The club runs its own weekly “fat camps” for supporters. One of its groups, called 40/40, is for people aged over 40 with a waist of more than 40in. It has over 100 members.
“Baron Cohen came here but never told us what he was doing,” the club spokesman said. “We won’t condone hooliganism, but we are looking forward to seeing the film.”
According to Maree, Baron Cohen deploys his taste for provocative excess in several other scenes, including a bizarre sequence involving sex with an elephant.
Among Hollywood stars who turned up in South Africa to film cameo roles was Penelope Cruz, who was apparently required to flash her breasts at Baron Cohen. “They had to do eight takes to get the scene right,” Maree said.
Daniel Radcliffe, the Harry Potter star, also filmed a segment. The role of Baron Cohen’s overweight girlfriend was played by Rebel Wilson, the generously proportioned Australian actress who was covered in England and Grimsby tattoos for the film.

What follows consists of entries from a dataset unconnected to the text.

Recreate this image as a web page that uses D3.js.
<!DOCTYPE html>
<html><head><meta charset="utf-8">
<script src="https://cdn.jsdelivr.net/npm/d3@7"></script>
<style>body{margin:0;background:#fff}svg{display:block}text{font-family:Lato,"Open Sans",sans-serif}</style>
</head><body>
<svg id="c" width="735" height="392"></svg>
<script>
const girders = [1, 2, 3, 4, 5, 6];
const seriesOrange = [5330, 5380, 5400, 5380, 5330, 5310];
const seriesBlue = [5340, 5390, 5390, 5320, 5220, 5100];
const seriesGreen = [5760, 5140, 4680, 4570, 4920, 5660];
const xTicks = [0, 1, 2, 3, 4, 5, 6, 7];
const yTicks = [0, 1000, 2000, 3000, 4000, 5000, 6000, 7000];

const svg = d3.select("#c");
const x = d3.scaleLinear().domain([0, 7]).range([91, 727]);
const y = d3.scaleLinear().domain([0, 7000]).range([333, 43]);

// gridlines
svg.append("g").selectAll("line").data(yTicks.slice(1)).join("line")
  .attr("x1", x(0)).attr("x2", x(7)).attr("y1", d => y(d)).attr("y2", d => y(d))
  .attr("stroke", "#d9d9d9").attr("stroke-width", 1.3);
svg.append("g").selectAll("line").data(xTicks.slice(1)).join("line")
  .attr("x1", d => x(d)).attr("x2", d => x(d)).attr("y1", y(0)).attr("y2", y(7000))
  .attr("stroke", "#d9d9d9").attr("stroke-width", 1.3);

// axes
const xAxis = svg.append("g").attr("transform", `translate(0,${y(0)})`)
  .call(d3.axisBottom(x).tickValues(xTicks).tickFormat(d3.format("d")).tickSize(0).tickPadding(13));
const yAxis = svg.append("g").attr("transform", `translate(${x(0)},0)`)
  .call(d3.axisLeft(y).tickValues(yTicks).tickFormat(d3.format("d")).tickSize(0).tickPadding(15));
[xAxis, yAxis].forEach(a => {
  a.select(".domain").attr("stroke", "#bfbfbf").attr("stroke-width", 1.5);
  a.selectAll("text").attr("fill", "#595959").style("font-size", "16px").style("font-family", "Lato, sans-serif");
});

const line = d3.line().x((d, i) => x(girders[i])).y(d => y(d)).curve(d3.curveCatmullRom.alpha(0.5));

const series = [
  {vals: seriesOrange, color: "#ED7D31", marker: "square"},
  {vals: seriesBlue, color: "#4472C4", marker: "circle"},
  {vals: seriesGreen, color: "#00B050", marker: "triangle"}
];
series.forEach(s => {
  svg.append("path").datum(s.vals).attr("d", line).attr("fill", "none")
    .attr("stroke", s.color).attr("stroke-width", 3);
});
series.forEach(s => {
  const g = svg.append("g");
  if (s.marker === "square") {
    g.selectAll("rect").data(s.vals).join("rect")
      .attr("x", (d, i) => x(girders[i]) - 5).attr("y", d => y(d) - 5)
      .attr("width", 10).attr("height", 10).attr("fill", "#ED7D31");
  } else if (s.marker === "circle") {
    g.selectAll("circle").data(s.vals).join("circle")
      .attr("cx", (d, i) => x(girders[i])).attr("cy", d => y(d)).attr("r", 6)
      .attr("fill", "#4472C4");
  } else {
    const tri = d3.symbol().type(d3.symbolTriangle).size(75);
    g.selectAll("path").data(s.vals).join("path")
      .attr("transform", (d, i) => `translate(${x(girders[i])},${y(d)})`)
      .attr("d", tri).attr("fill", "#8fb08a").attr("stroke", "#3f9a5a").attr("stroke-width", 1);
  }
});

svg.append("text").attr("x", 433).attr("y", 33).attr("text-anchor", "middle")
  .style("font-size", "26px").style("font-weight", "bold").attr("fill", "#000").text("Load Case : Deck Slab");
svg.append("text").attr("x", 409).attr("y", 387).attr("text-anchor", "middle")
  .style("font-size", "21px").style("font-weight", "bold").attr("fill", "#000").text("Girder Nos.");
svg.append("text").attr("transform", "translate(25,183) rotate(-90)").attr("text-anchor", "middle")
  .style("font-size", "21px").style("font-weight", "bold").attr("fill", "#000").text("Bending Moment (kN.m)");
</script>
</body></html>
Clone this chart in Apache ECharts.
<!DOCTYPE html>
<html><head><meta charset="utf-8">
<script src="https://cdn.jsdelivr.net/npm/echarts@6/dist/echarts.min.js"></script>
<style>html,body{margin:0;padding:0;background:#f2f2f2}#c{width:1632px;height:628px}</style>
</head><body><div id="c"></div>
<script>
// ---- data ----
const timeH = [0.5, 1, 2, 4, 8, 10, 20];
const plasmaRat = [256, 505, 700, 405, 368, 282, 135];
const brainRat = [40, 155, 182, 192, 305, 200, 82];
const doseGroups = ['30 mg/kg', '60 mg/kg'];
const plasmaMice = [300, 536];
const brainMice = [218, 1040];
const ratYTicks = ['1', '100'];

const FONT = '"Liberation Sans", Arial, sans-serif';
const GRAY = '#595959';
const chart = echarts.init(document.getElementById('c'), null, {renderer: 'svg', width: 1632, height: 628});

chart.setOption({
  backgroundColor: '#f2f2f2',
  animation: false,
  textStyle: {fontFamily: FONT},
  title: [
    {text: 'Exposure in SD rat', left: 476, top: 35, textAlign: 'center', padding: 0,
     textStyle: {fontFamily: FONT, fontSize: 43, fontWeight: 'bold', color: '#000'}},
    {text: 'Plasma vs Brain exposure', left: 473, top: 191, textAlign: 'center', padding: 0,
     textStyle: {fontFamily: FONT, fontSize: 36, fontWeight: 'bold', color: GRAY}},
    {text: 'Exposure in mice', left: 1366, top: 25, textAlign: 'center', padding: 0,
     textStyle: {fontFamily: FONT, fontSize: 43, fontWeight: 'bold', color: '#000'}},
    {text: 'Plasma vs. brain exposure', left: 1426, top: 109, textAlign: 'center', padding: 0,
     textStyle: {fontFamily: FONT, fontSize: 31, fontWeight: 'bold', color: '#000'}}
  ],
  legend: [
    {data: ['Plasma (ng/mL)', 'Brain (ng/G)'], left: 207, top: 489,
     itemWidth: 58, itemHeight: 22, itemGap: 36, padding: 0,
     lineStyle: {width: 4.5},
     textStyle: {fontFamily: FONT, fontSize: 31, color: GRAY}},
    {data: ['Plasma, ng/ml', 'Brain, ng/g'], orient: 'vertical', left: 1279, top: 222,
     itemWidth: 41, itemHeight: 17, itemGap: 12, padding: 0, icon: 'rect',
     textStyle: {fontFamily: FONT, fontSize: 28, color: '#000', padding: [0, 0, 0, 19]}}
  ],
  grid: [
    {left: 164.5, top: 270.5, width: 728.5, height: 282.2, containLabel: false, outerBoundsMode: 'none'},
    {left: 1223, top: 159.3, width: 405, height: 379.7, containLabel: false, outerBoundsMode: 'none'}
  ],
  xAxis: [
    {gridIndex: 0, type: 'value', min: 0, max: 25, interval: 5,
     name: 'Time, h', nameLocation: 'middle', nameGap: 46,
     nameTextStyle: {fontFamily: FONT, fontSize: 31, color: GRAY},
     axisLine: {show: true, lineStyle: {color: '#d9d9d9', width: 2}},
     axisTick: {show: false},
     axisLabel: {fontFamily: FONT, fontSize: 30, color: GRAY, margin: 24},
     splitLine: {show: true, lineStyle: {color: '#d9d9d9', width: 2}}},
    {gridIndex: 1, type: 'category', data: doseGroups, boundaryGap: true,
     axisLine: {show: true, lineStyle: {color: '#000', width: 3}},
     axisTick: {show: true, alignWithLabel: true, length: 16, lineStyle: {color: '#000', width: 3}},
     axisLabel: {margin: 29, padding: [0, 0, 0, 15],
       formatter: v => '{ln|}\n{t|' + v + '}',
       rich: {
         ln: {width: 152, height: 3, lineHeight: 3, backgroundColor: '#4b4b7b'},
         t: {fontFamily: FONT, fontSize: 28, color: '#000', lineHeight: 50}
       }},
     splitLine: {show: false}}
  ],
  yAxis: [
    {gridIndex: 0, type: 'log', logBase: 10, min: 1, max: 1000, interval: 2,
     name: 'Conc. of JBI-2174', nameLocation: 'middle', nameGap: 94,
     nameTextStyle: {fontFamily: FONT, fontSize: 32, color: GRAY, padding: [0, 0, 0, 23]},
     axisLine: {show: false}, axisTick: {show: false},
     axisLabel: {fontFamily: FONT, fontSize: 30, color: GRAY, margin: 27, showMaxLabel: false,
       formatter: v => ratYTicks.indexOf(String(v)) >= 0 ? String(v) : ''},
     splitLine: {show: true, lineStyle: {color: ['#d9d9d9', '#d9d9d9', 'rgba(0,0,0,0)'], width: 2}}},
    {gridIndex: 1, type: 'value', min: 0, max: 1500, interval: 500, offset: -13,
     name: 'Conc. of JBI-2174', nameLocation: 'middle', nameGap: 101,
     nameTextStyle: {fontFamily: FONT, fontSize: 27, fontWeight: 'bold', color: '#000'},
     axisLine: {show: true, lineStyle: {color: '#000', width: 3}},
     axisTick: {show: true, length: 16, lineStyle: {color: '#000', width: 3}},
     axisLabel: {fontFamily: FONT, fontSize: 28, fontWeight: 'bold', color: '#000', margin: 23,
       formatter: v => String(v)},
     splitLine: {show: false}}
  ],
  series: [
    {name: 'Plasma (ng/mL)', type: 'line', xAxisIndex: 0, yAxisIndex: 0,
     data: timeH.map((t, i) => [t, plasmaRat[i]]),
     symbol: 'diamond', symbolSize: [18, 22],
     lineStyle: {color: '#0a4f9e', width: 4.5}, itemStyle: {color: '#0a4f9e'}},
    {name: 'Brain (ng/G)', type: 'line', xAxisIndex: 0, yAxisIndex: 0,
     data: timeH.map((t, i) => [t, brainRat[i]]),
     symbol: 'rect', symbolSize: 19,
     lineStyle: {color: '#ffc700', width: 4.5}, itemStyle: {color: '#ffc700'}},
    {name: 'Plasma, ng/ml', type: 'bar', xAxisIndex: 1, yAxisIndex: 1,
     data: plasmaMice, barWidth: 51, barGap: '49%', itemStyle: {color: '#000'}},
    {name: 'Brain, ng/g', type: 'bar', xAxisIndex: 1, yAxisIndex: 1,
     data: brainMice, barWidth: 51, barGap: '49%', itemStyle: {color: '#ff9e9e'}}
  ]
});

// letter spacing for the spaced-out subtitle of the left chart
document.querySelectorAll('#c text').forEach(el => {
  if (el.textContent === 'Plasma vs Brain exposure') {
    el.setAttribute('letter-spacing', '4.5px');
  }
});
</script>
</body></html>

Baron Cohen had no immediate comment on Grimsby’s complaints. Other scenes were said to show him snorting mounds of cocaine through a vuvuzela — the notorious South African horn that turned up at the 2010 World Cup.
The final match between England and Germany is disrupted by an obese streaker who ends up wrestling with stewards in a frightening heap of quivering flab. “The cast thought it was hilarious,” said Maree.
Grimsby’s MP thought otherwise. “The whole thing sounds barmy,” said Mitchell. “I’ve never seen these 20-stone-plus fans at matches. One has to ask how anyone that size would get through the turnstiles.”
While Baron Cohen’s film seems certain to unleash yet another torrent of anti-Grimsby jokes — about the football team’s “shoot to miss policy”, or about this year’s Miss Grimsby (“it’s not a beauty pageant, it’s a public health warning”) — there may be an upside for the town.
For all its rancid mockery of Kazakhstan, Baron Cohen’s Borat film sparked a mini-surge of tourism to the country, and one Kazakh ambassador declared that Baron Cohen had “placed Kazakhstan on the map”.
Will visitors flock to Grimsby to see if it is truly awful? If Mitchell is any guide, they may be disappointed. “It’s a good place, full of good people,” he said.